Minister of Foreign Affairs
- In office 26 March 1941 – 10 June 1941
- President: Pedro Aguirre Cerda
- Preceded by: Manuel Bianchi Gundián
- Succeeded by: Juan Bautista Rossetti

Member of the Senate
- In office 15 May 1933 – 15 May 1937

Member of the Chamber of Deputies
- In office 15 May 1926 – 15 May 1930

Personal details
- Born: 8 February 1893 Chillán, Chile
- Died: 6 January 1960 (aged 66) Santiago, Chile
- Party: Radical Party
- Spouse: Ester Junemann
- Profession: Lawyer, Politician

= Luis Álamos Barros =

Chilean politician (1893–1960)

Luis Álamos Barros (8 February 1893 – 6 January 1960) was a Chilean lawyer and politician of the Radical Party.

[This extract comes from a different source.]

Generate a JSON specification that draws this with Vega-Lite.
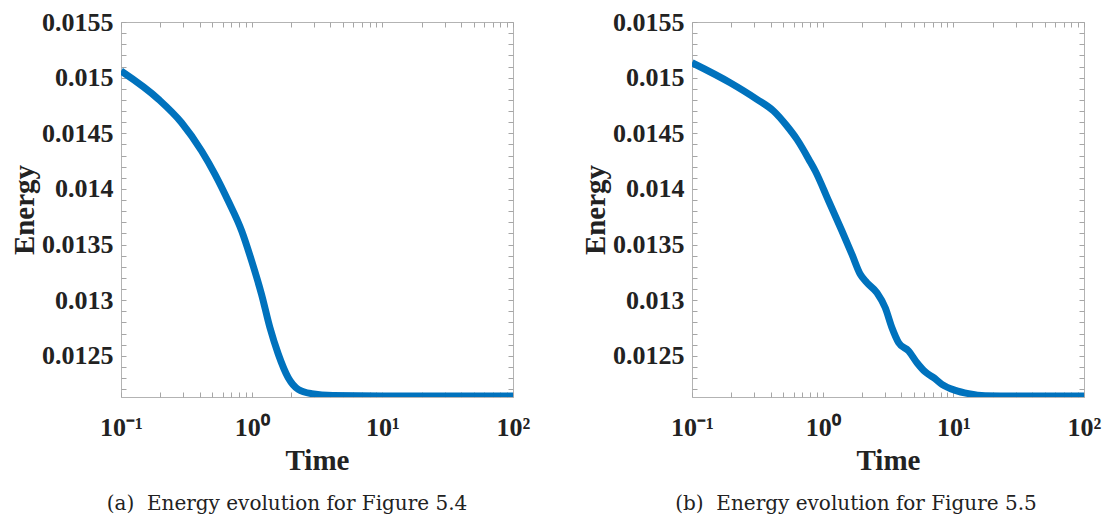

He served as senator for the Seventh Provincial Grouping of Ñuble and Concepción during the 1933–1937 legislative period and held several ministerial offices during the administrations of Arturo Alessandri Palma, Juan Antonio Ríos and interim governments. He also served as deputy, regional intendant and municipal councillor.

== Biography ==
Álamos Barros was born in Chillán on 8 February 1893, the son of José Manuel Álamos Lantaño and Rosa Barros Santa Cruz. He married Ester Junemann on 9 June 1918, and the couple had four children.

He completed his secondary education at the Liceo de Chillán and studied law at the University of Chile, qualifying as a lawyer on 14 December 1916. His thesis was titled De los contratos. In addition to his legal practice, he was engaged in agricultural activities, exploiting the San Bernardo Sur estate in Chillán.

== Political and public career ==
Álamos Barros was an active member of the Radical Party, serving as its president on several occasions, including in 1938.

At the local and regional level, he served as Intendant of Ñuble between 30 January and 24 September 1924 and as municipal councillor of the Municipality of Chillán.

He was elected deputy for the Fifteenth Departmental District of San Carlos, Chillán, Bulnes and Yungay for the 1926–1930 legislative period. He later returned to Congress as senator for the Seventh Provincial Grouping of Ñuble and Concepción, serving from 1933 to 1937. This four-year senatorial term formed part of the institutional adjustment following the political crisis of June 1932.

Álamos Barros held multiple cabinet positions. He served as Minister of Development from 20 August to 2 September 1931 during the vice presidency of Manuel Trucco Franzani. He later served as Minister of Development from 12 September 1936 to 29 March 1937 under President Arturo Alessandri Palma.

In subsequent years, he was appointed Minister of Foreign Affairs and Commerce from 26 March to 10 June 1941. Under President Juan Antonio Ríos, he served as Minister of the Interior between 22 May and 24 September 1945. He later served as Minister of Finance from 14 August to 6 September 1946 during the vice presidency of Alfredo Duhalde Vásquez.

Beyond his ministerial roles, he acted as ambassador to the transmission of presidential command in Mexico in 1940, served as adviser to the Central Bank of Chile, and represented the Bank in the Corporation for Aid and Reconstruction. He was vice president of the Chilean Nitrate and Iodine Sales Corporation and a member of the Foreign Trade Council.

He was owner and director of the newspaper El Día of Chillán and collaborated with various newspapers and journals on economic, political and legal matters. He also served as legal counsel and prosecutor for the Armed Forces Retirement Fund.